How should we define salvation? If we think of salvation as merely being redeemed by the blood of Jesus and secured a place in heaven, then we mock the greater intent. Salvation from sin is a continual, ongoing work of the Holy Spirit in our lives Who gives us the power to live free from our past lives and to embrace the newness of life as spoken by the Apostle Paul (II Corinthians 5:17). We must daily strive to enter into the fullness of what Christ has given us through His death, burial, and resurrection. It is not our heritage as sons and daughters of the Most High God to remain the same. Indeed, He has given us all things pertaining to life and godliness (II Peter 1:3). With that gift comes the responsibility to work out what He has worked in those who call themselves "redeemed." If we call ourselves Christians, it is our destiny to first embrace the salvation He has granted, and then to allow it to permeate every area of our lives. While this may be simple in concept, it is often not easy in application. True, it is relatively straightforward to love those who love us. But what of those who despitefully use or abuse us? On these occasions, we are confronted by our inability to love, and are more apt to behave quite the opposite from that of our Savior.

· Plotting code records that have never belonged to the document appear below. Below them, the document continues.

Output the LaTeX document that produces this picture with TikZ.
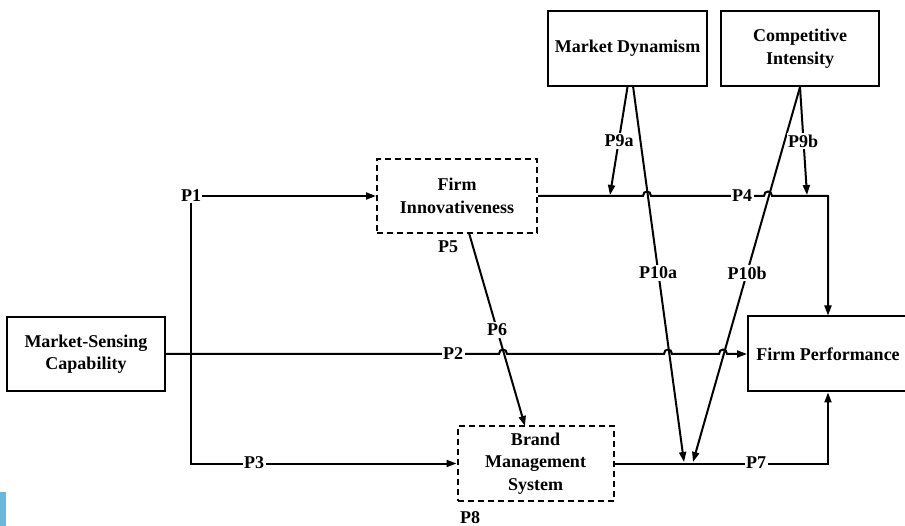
\documentclass[tikz,border=0pt]{standalone}
\usepackage{fontspec}
\setmainfont{Liberation Serif}
\usetikzlibrary{arrows.meta}
\definecolor{sidebar}{HTML}{6CB6DA}
\begin{document}
\begin{tikzpicture}[x=1pt,y=-1pt,
  txt/.style={font=\bfseries\fontsize{18}{22.5}\selectfont},
  box/.style={txt,draw,line width=2pt,align=center,minimum height=75pt,inner sep=0pt},
  dbox/.style={box,dash pattern=on 6pt off 4pt},
  lab/.style={txt,fill=white,inner sep=1.5pt},
  conn/.style={line width=2pt},
  arr/.style={conn,-{Triangle[length=10pt,width=7pt]}}]
\useasboundingbox (0,0) rectangle (905,526);
\clip (0,0) rectangle (905,526);
\fill[white] (0,0) rectangle (905,526);
\fill[sidebar] (0,492) rectangle (6,526);

% boxes
\node[box,minimum width=159pt] (md) at (627.5,48.5) {Market Dynamism};
\node[box,minimum width=158pt] (ci) at (800,48.5) {Competitive\\Intensity};
\node[dbox,minimum width=160pt,minimum height=74pt] (fi) at (457,196) {Firm\\Innovativeness};
\node[box,minimum width=158pt,minimum height=74pt] (ms) at (86,354) {Market-Sensing\\Capability};
\node[box,minimum width=160pt] (fp) at (828,354) {Firm Performance};
\node[dbox,minimum width=156pt] (bms) at (535.5,463.5) {Brand\\Management\\System};

% P1 junction label
\node[txt,inner sep=1pt] (p1) at (191,196) {P1};

% helper coordinates
\coordinate (p6s) at (469,233);
\coordinate (p6e) at (525,426);
\coordinate (p10as) at (633,86);
\coordinate (p10ae) at (684,462);
\coordinate (p10be) at (693,462);
\coordinate (p9at) at (610,195);
\coordinate (p9bt) at (807,195);

% P1 and P3
\draw[arr] (p1.east) -- (p1.east -| fi.west);
\draw[arr] (p1.south) |- (bms.west);

% P2 with hops
\draw[arr] (ms.east) -- (499,354) .. controls (499,348) and (507,348) .. (507,354)
  -- (664,354) .. controls (664,348) and (672,348) .. (672,354)
  -- (719,354) .. controls (719,348) and (727,348) .. (727,354)
  -- (fp.west);

% P4 with hops
\draw[arr] (fi.east) -- (643,196) .. controls (643,190) and (651,190) .. (651,196)
  -- (764,196) .. controls (764,190) and (772,190) .. (772,196)
  -| (fp.north);

% P7
\draw[arr] (bms.east) -| (fp.south);

% P6
\draw[arr] (p6s) -- (p6e);

% moderators
\draw[arr] (md.south) -- (p9at);
\draw[arr] (p10as) -- (p10ae);
\draw[arr] (ci.south) -- (p9bt);
\draw[arr] (ci.south) -- (p10be);

% labels
\node[lab] (p2) at (453,354) {P2};
\node[lab] (p3) at (254,463) {P3};
\node[lab] (p4) at (742,196) {P4};
\node[txt,inner sep=1pt] (p5) at (448,247) {P5};
\node[lab] (p6) at (497,330) {P6};
\node[lab] (p7) at (756,463) {P7};
\node[txt,inner sep=1pt] (p8) at (470,518) {P8};
\node[lab] (p9a) at (619,141) {P9a};
\node[lab] (p9b) at (803,141) {P9b};
\node[lab] (p10a) at (658,273) {P10a};
\node[lab] (p10b) at (747,273) {P10b};
\end{tikzpicture}
\end{document}
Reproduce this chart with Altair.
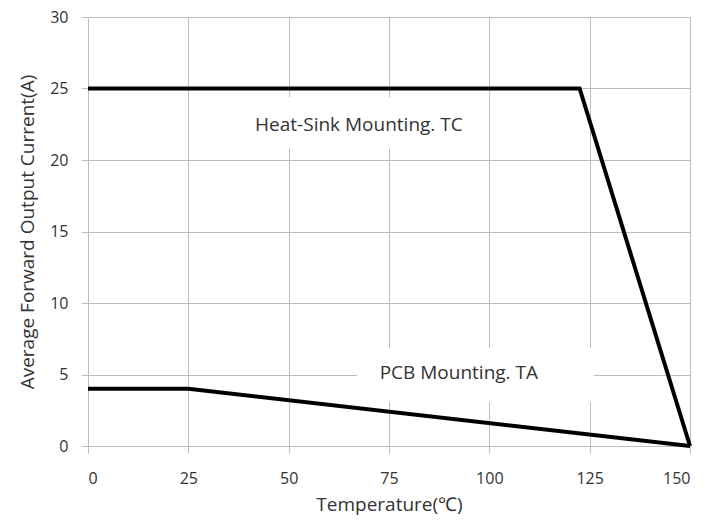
import altair as alt
import pandas as pd

# Data
hs_temp = [0, 122.5, 150]
hs_curr = [25, 25, 0]
pcb_temp = [0, 25, 150]
pcb_curr = [4, 4, 0]

label_text = ["Heat-Sink Mounting. TC", "PCB Mounting. TA"]
label_x = [67.5, 92.4]
label_y = [22.45, 5.1]
box_x1 = [38, 67]
box_x2 = [97, 126]
box_y1 = [20.8, 3.1]
box_y2 = [24.4, 6.85]

lines = pd.DataFrame(
    [{"series": "Heat-Sink", "order": i, "t": t, "c": c} for i, (t, c) in enumerate(zip(hs_temp, hs_curr))]
    + [{"series": "PCB", "order": i, "t": t, "c": c} for i, (t, c) in enumerate(zip(pcb_temp, pcb_curr))]
)
labels = pd.DataFrame({"text": label_text, "x": label_x, "y": label_y,
                       "x1": box_x1, "x2": box_x2, "y1": box_y1, "y2": box_y2})

FONT = "Open Sans"
xscale = alt.Scale(domain=[0, 150], nice=False)
yscale = alt.Scale(domain=[0, 30], nice=False)

xaxis = alt.Axis(values=[0, 25, 50, 75, 100, 125, 150], title="Temperature(℃)",
                 grid=True, gridColor="#bdbdbd", gridWidth=1,
                 domain=False, tickColor="#bdbdbd", tickSize=7,
                 labelFont=FONT, labelFontSize=16, labelColor="#333333", labelPadding=17,
                 titleFont=FONT, titleFontSize=19, titleFontWeight="normal", titleColor="#333333",
                 titlePadding=9)
yaxis = alt.Axis(values=[0, 5, 10, 15, 20, 25, 30], title="Average Forward Output Current(A)",
                 grid=True, gridColor="#bdbdbd", gridWidth=1,
                 domain=False, tickColor="#bdbdbd", tickSize=7,
                 labelFont=FONT, labelFontSize=16, labelColor="#333333", labelPadding=13,
                 titleFont=FONT, titleFontSize=19, titleFontWeight="normal", titleColor="#333333",
                 titlePadding=12)

boxes = alt.Chart(labels).mark_rect(fill="white").encode(
    x=alt.X("x1:Q", scale=xscale, axis=xaxis),
    x2="x2:Q",
    y=alt.Y("y1:Q", scale=yscale, axis=yaxis),
    y2="y2:Q",
)

line = alt.Chart(lines).mark_line(color="black", strokeWidth=4, strokeJoin="miter").encode(
    x=alt.X("t:Q", scale=xscale),
    y=alt.Y("c:Q", scale=yscale),
    detail="series:N",
    order="order:Q",
)

text = alt.Chart(labels).mark_text(font=FONT, fontSize=19, color="#333333",
                                   align="center", baseline="middle").encode(
    x=alt.X("x:Q", scale=xscale),
    y=alt.Y("y:Q", scale=yscale),
    text="text:N",
)

chart = alt.layer(boxes, line, text).properties(
    width=602, height=429,
    autosize=alt.AutoSizeParams(type="none"),
    padding={"left": 80, "top": 9, "right": 9, "bottom": 77},
    background="white",
).configure_view(stroke=None)

chart.save("out.html", embed_options={"renderer": "svg", "actions": False})
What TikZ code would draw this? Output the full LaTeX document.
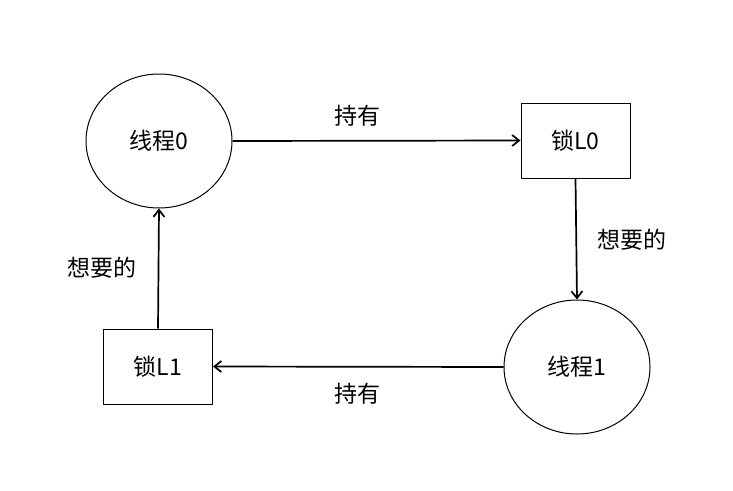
\documentclass[tikz,border=0pt]{standalone}
\usepackage{fontspec}
\setmainfont{Noto Sans CJK SC}
\usetikzlibrary{arrows.meta,shapes.geometric}

\newlength{\du}
\setlength{\du}{1pt}

\tikzset{
  thread/.style={draw, ellipse, line width=1\du, minimum width=146\du, minimum height=134\du, inner sep=0pt},
  lockbox/.style={draw, rectangle, line width=1\du, minimum width=109\du, minimum height=75\du, inner sep=0pt},
  link/.style={line width=1.7\du, -{Straight Barb[length=7pt,width=11pt]}},
  lbl/.style={font=\fontsize{23}{27}\selectfont}
}

\begin{document}
\begin{tikzpicture}[x=1\du,y=-1\du,font=\fontsize{23}{27}\selectfont]
\useasboundingbox (0,0) rectangle (733,490);
% threads
\node[thread] (t0) at (159,141) {线程0};
\node[thread] (t1) at (577,367) {线程1};
% locks
\node[lockbox] (l0) at (575.5,140.5) {锁L0};
\node[lockbox] (l1) at (158,366.5) {锁L1};
% was here!!!
\draw[link] (t0.east) -- (l0.west);
\draw[link] (l0.south) -- (t1.north);
\draw[link] (t1.west) -- (l1.east);
\draw[link] (l1.north) -- (t0.south);
% labels
\node[lbl] (h0) at (357,116) {持有};
\node[lbl] (w0) at (632,240) {想要的};
\node[lbl] (h1) at (357,394) {持有};
\node[lbl] (w1) at (102,268) {想要的};
\end{tikzpicture}
\end{document}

For someone to say that all we need to do is confess that we are Christ's children in order to love those who hate us, have missed an important lesson regarding working out our salvation toward sanctification. To simply say, "I love all people because Christ is in me" is naive and unrealistic in respect to the reality. I can repeat over and over again that I love someone who slanders me, yet if I don't possess that love toward them, then my confession is flawed. What is often needed is an "act of love" to reinforce the confession toward this unseemly person. To say that we love someone and then to do nothing to show otherwise is an empty gesture. Proverbs tells us that ... "a gentle answer turns away wrath, but a harsh word stirs up anger." (Proverbs 15:1) This is a demonstration of how the confession of love becomes an act of love. The Apostle James calls this dynamic putting works with your faith. (James 2:20) If we believe that Christ has given us His love, then we should be acting it out. Too often, I believe that many Christians don't really believe that Jesus has given them "all things in the Beloved" for their actions deny their confession. If they truly believed that all things godly were theirs, doesn't it make sense that they would be living out their reality? Instead, many continue in their old way of thinking and acting, letting their unregenerate self rule their existence. They lack the understanding or the revelation that God lives within them. For many, they lethargically believe that their Christian life is "okay" and that there is no reason to attempt anything different. These don't see a need to cry to God for His Spirit of Wisdom and Revelation that would reveal who they truly are in Christ, and how they should be acting out the precious gift of salvation to others. (Ephesians 1:17-19)
In his writings, Paul's desire was for all to understand who they were in God's Son, even as Jesus knew who He was in His Father. Paul spoke the words for the Philippians to "work out their salvation with fear and trembling" only after giving them the model of how Christ Jesus accomplished this in the previous verses. In verse seven of Philippians chapter two, Paul tells us that Jesus Christ emptied Himself of His Deity, taking on the flesh of man. In so doing, He denied Himself the limitless power of God and chose instead to understand who He was, and how He was to act. Jesus understood, through divine revelation, who it was that lived within Him. However, He still needed to WORK OUT that relationship to the world at large. His life became that of the REVELATION of God within Him, the INSPIRATION of what God could do through Him, and finally the DIVINE COMMISSIONING to work out the Father's salvation to a lost and dying world. By perfectly drawing upon the grace that His Father provided to Him in earthly flesh, He perfectly moved in the exact representation of His Father's will while on earth. Therefore, God highly exalted Him once again to His place in the eternal Godhead.
While we will never achieve Christ's perfect submission to the Father, we are commissioned to look to Jesus as our role model regarding salvation. God has given us the Divine Nature, the very Spirit that dwelt in Christ Jesus, to reign in our mortal bodies. It is therefore our spiritual duty to "empty ourselves" of the old nature and to work out salvation in both our lives and those around us. It is not enough to know that Jesus has justified us according to His work on Calvary. We must keep coming to Him, seeking Him to fill us with His enduing power as we empty ourselves of our past, carnal life. Only as we give ourselves to Him in perfect submission, can we be equipped to work out the salvation He has so graciously given. Faith without works, beloved, are inseparable. We must understand that God has given us all power through the cross of Christ. It is our highest duty to act like Christians, and to allow His Spirit to work through us. Without Christ's demonstration of His Person in our lives, can we truly claim to be His? May God give us His wisdom in this and much more!
Heavenly Father, help us to work the works of Jesus by demonstrating His love through us. May the gifts of the Holy Spirit be manifested through lives that are emptied, intent on working out salvation both in our hearts and lives and those of others. In Jesus' Name, Amen.